Annie Tucker: Halo Andy Eswa, ma’af ya jawabannya terlambat, di sini habis akhir pekan dan ada beberapa kewajiban keluarga. Terima kasih untuk pertanyaannya. Saya sangat menikmati menerjemahkan puisi, tapi kurang berpengalaman kalau dibandingkan dengan fiksi lain (novel). Tapi memang prosesnya mirip, saya mulai dengan penerjemahan “kasar” satu puisi atau satu kumpulan puisi, setelah itu memperbaiki penerjemahan pertama itu sedikit demi sedikit supaya rasa, makna, irama, dan suara bisa dipertahankan semaksimal mungkin. Ini tergantung puisinya dan caranya bisa berbeda-beda, bisa jadi sedikit seperti teka-teki. Kalau puisi aslinya itu bersajak, mungkin irama dan suara kata-kata harus diutamakan, kalau bebas mungkin rasa dan makna yang diutamakan. Saya banyak membacakan, kadang kepada teman atau suami saya, kadang hal itu memperjelas kata-kata atau baris yang belum pas. Karena untuk puisi pilihan kata harus lebih presis, mungkin saya kerjakan riset sedikit, untuk cari kata yang tepat; sejarah, atau dll yang tepat dipakai tergantung puisinya.”

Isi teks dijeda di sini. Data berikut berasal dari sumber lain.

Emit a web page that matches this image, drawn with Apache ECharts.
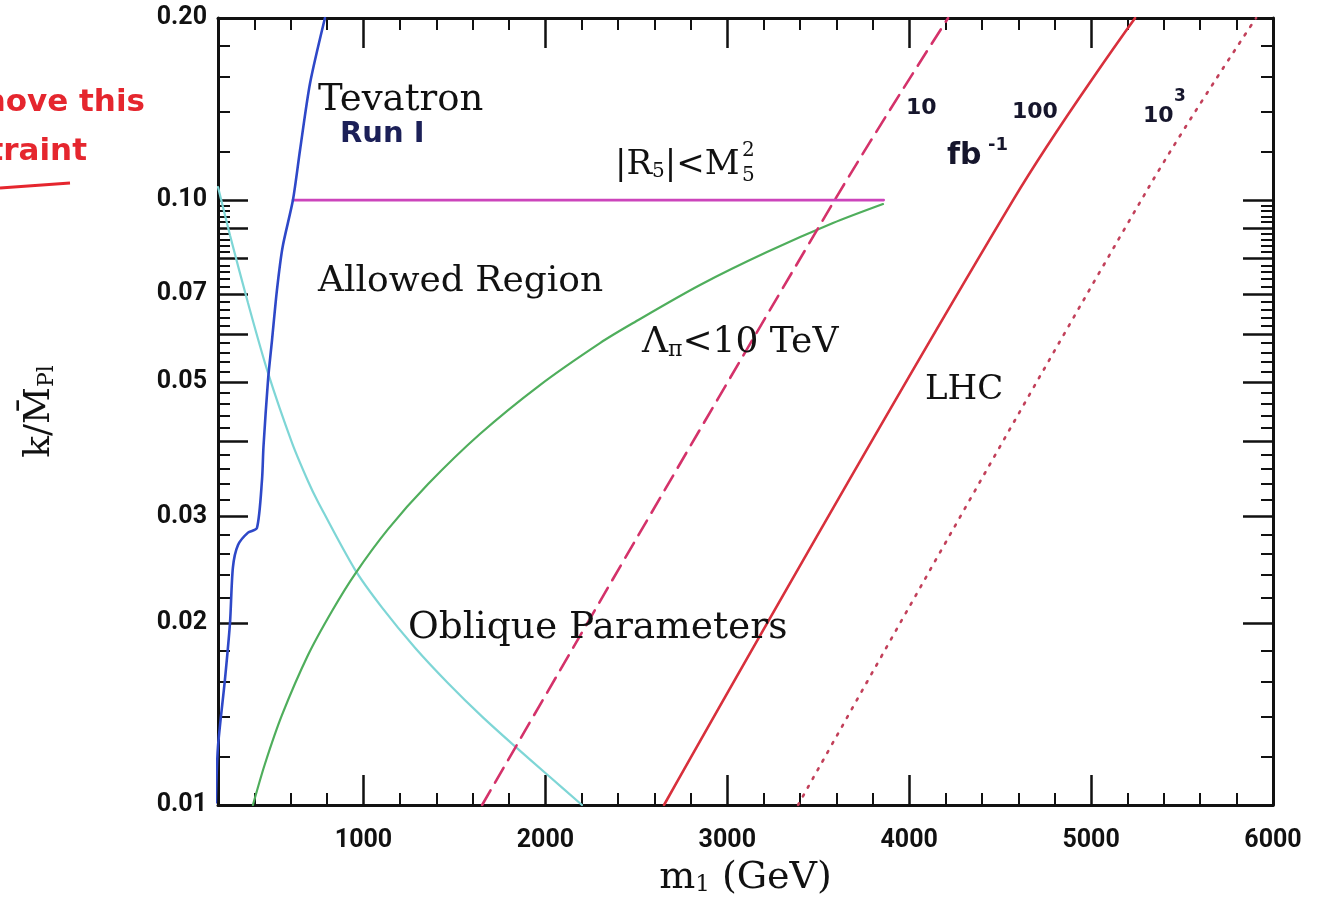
<!DOCTYPE html>
<html><head><meta charset="utf-8">
<script src="https://cdn.jsdelivr.net/npm/echarts@6/dist/echarts.min.js"></script>
<style>html,body{margin:0;padding:0;background:#fff}#c{width:1323px;height:907px}</style>
</head><body><div id="c"></div>
<script>
// ---------------- data (m1 in GeV, k/Mpl) ----------------
const tevatronRunI = [[188,0.0101],[200,0.0125],[238,0.0161],[266,0.0200],[282,0.0247],[310,0.0269],[365,0.0282],[414,0.0287],[442,0.0345],[450,0.0391],[475,0.0504],[497,0.0587],[524,0.0710],[555,0.0836],[612,0.100],[651,0.121],[706,0.156],[788,0.200]];
const obliqueParams = [[200,0.1051],[266,0.0875],[365,0.0676],[475,0.0518],[607,0.0397],[695,0.0343],[750,0.0317],[953,0.0245],[1102,0.0212],[1283,0.0182],[1465,0.0159],[1652,0.0140],[1833,0.0125],[2014,0.0112],[2201,0.0100]];
const lambdaPi10TeV = [[392,0.0100],[458,0.01169],[552,0.01409],[695,0.0177],[827,0.02093],[953,0.02409],[1135,0.02858],[1355,0.03393],[1640,0.04105],[1970,0.04946],[2300,0.05802],[2482,0.06262],[2850,0.07237],[3218,0.08204],[3581,0.09162],[3856,0.0985]];
const r5Bound = [[612,0.100],[3860,0.100]];
const lhc10fb = [[1652,0.0100],[3581,0.0989],[4214,0.200]];
const lhc100fb = [[2652,0.0100],[4571,0.100],[5242,0.200]];
const lhc1000fb = [[3389,0.0100],[5308,0.1039],[5907,0.200]];

// ---------------- axis ticks ----------------
const xMin = 200, xMax = 6000;
const xLabelValues = [1000,2000,3000,4000,5000,6000];
const xMajorTicks = [1000,2000,3000,4000,5000];
const xMinorTicks = [400,600,800,1200,1400,1600,1800,2200,2400,2600,2800,3200,3400,3600,3800,4200,4400,4600,4800,5200,5400,5600,5800];
const yMin = 0.01, yMax = 0.2;
const yLabelValues = [0.01,0.02,0.03,0.05,0.07,0.10,0.20];
const yMajorTicks = [0.02,0.03,0.04,0.05,0.06,0.07,0.08,0.09,0.10];
const yMinorTicks = [0.012,0.014,0.016,0.018,0.022,0.024,0.026,0.028,0.032,0.034,0.036,0.038,0.042,0.044,0.046,0.048,0.052,0.054,0.056,0.058,0.062,0.064,0.066,0.068,0.072,0.074,0.076,0.078,0.082,0.084,0.086,0.088,0.092,0.094,0.096,0.098,0.12,0.14,0.16,0.18];

const serif = "'DejaVu Serif', serif";
const sans = "'DejaVu Sans', sans-serif";
const tickFont = "Roboto, 'DejaVu Sans', sans-serif";
const ink = '#111';
function richSerif(size){
  return {
    n:{fontFamily:serif,fontSize:size,color:ink,lineHeight:size},
    s:{fontFamily:serif,fontSize:Math.round(size*0.6),color:ink,lineHeight:Math.round(size*0.38),verticalAlign:'bottom'}
  };
}

function xAx(pos, ticks, len, main){
  return {
    type:'value', min:xMin, max:xMax, position:pos,
    splitLine:{show:false},
    axisLine:{show:main, onZero:false, lineStyle:{color:ink,width:3}},
    axisTick:{show:true, inside:true, length:len, customValues:ticks, lineStyle:{color:ink,width:len>20?2.5:2}},
    axisLabel:{show:false}
  };
}
function yAx(pos, ticks, len, main){
  return {
    type:'log', logBase:10, min:yMin, max:yMax, position:pos,
    splitLine:{show:false}, minorSplitLine:{show:false},
    axisLine:{show:main, onZero:false, lineStyle:{color:ink,width:3}},
    axisTick:{show:true, inside:true, length:len, customValues:ticks, lineStyle:{color:ink,width:len>20?2.5:2}},
    axisLabel:{show:false}
  };
}

const xBottom = xAx('bottom', xMajorTicks, 30, true);
xBottom.axisLabel = {show:true, customValues:xLabelValues, margin:23, fontFamily:tickFont, fontWeight:'bold', fontSize:25, color:ink,
  formatter:function(v){return String(Math.round(v));}};
xBottom.name = '{n|m}{s|1}{n| (GeV)}';
xBottom.nameLocation = 'middle';
xBottom.nameGap = 54;
xBottom.nameTextStyle = {rich:richSerif(38)};

const yLeft = yAx('left', yMajorTicks, 30, true);
yLeft.axisLabel = {show:true, customValues:yLabelValues, margin:11, fontFamily:tickFont, fontWeight:'bold', fontSize:25, color:ink,
  formatter:function(v){return Number(v).toFixed(2);}};
yLeft.name = '{n|k/M\u0304}{s|Pl}';
yLeft.nameLocation = 'middle';
yLeft.nameRotate = 90;
yLeft.nameGap = 160;
yLeft.nameTextStyle = {rich:richSerif(36)};

function line(data, color, width, type, z, smooth){
  return {type:'line', data:data, xAxisIndex:0, yAxisIndex:0, symbol:'none', smooth:smooth==null?0.3:smooth, clip:true,
    lineStyle:{color:color, width:width, type:type||'solid', cap:'round'}, z:z||2, silent:true};
}

function txt(x,y,text,opt){
  return {type:'text', x:x, y:y, z:50, silent:true,
    style:Object.assign({text:text, fill:ink, align:'left', verticalAlign:'middle'}, opt||{})};
}
const hand = {fontFamily:sans, fontWeight:'bold', fontSize:22, fill:'#16162c'};
const red = {fontFamily:sans, fontWeight:'bold', fontSize:31, fill:'#e5262e', align:'right'};

const option = {
  animation:false,
  backgroundColor:'#fff',
  grid:{left:218, right:50, top:18, bottom:102, containLabel:false, outerBoundsMode:'none'},
  xAxis:[xBottom, xAx('bottom', xMinorTicks, 12, false), xAx('top', xMajorTicks, 30, true), xAx('top', xMinorTicks, 12, false)],
  yAxis:[yLeft, yAx('left', yMinorTicks, 12, false), yAx('right', yMajorTicks, 30, true), yAx('right', yMinorTicks, 12, false)],
  series:[
    line(obliqueParams, '#7ed6d6', 2.2, 'solid', 2, 0.3),
    line(lambdaPi10TeV, '#4fae5c', 2.2, 'solid', 2, 0.3),
    line(tevatronRunI, '#2e48c8', 2.6, 'solid', 4, 0.25),
    line(r5Bound, '#cc44bb', 2.6, 'solid', 3, 0),
    line(lhc10fb, '#d4326a', 2.6, [17,9], 2, 0.4),
    line(lhc100fb, '#d8303c', 2.6, 'solid', 2, 0.4),
    line(lhc1000fb, '#c2405a', 2.6, [2,8], 2, 0.4)
  ],
  graphic:[
    txt(318,100,'Tevatron',{fontFamily:serif,fontSize:37}),
    txt(340,134,'Run I',Object.assign({},hand,{fontSize:29,fill:'#1c2058'})),
    txt(615,165,'{n||R}{s|5}{n||<M}',{rich:richSerif(34)}),
    txt(742,151,'2',{fontFamily:serif,fontSize:20}),
    txt(742,176,'5',{fontFamily:serif,fontSize:20}),
    txt(318,282,'Allowed Region',{fontFamily:serif,fontSize:36}),
    txt(642,343,'{n|\u039b}{s|\u03c0}{n|<10 TeV}',{rich:richSerif(36)}),
    txt(925,390,'LHC',{fontFamily:serif,fontSize:34}),
    txt(408,628,'Oblique Parameters',{fontFamily:serif,fontSize:37.5}),
    txt(906,108,'10',hand),
    txt(1012,112,'100',hand),
    txt(1143,116,'10',hand),
    txt(1174,97,'3',Object.assign({},hand,{fontSize:17})),
    txt(947,156,'fb',Object.assign({},hand,{fontSize:30})),
    txt(988,145,'-1',Object.assign({},hand,{fontSize:18})),
    txt(145,103,'Remove this',red),
    txt(87,152,'constraint',red),
    {type:'polyline', z:50, silent:true, shape:{points:[[0,188],[70,183]]}, style:{stroke:'#e5262e', lineWidth:3, fill:null}}
  ]
};
const chart = echarts.init(document.getElementById('c'));
chart.setOption(option);
</script>
</body></html>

Andy Eswe: “Waahh… Terimakasih Mbak Annie sudah mau berbagi. Dan senang bisa mulai mengerti proses penerjemahan puisi. Maaf Mbak, kalo boleh tahu, kumpulan puisi apa saja judulnya yang Mbak terjemahin. Saya ingin membacanya. Salam kreatif dan terima kasih juga kepada Tim Admin Apresiasi Sastra dan Pak Nurel yang telah membuka ruang sastra ini ya…”
Nurel Javissyarqi: “Bukan hanya saya saja Mas, tapi tim admin Apsas, dan kehadiran Mbakyu Annie Tucker berkat undangan Mas Sigit Susanto. Saya sekadar tukang posting, dan matur suwon sanget sudah berkenan mampir kemari…”
Andy Eswe: “Oke Mas, saya tambahin ya… Hehhe… Sip pokoknya… Saya nyimak trus.”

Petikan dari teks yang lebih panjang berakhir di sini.